*EXERCISE DESCRIPTION:*
Locate and copy all lines bearing the word "matplotlib".

***** DATA SHOWN

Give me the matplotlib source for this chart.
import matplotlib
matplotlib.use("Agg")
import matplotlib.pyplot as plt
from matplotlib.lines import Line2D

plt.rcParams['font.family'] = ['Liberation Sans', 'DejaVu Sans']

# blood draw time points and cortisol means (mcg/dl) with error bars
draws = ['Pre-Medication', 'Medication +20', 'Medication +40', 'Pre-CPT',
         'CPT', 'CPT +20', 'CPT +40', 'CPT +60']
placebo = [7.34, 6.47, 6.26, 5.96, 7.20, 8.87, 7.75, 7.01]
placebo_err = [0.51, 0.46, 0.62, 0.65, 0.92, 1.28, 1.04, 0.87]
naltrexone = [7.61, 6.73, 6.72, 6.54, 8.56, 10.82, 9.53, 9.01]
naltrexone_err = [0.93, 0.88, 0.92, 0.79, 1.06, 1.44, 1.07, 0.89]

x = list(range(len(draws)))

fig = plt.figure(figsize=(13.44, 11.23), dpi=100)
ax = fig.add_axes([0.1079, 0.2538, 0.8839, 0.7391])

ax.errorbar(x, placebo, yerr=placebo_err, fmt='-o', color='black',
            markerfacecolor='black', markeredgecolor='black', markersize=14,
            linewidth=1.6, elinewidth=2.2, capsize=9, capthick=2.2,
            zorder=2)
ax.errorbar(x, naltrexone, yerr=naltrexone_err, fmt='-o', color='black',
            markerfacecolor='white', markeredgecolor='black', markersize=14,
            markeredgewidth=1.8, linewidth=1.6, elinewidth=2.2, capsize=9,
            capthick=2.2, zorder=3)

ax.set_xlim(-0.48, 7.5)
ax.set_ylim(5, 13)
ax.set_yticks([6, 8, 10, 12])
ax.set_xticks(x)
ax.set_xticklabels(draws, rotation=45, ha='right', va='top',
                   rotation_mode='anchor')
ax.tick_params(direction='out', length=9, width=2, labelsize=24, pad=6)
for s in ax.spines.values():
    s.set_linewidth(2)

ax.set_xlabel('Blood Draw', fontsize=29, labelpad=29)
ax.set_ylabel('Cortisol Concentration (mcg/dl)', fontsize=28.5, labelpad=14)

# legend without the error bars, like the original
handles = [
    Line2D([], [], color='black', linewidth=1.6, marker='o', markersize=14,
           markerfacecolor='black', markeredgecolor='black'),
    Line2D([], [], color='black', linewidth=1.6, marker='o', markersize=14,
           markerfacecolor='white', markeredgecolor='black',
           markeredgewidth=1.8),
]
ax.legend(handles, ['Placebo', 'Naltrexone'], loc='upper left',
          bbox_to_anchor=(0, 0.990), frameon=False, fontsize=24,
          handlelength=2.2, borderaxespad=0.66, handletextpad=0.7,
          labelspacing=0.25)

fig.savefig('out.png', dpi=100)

**********

*RESPONSE TO THIS TASK:*
Give me the matplotlib source for this chart.
import matplotlib
matplotlib.use("Agg")
import matplotlib.pyplot as plt
from matplotlib.lines import Line2D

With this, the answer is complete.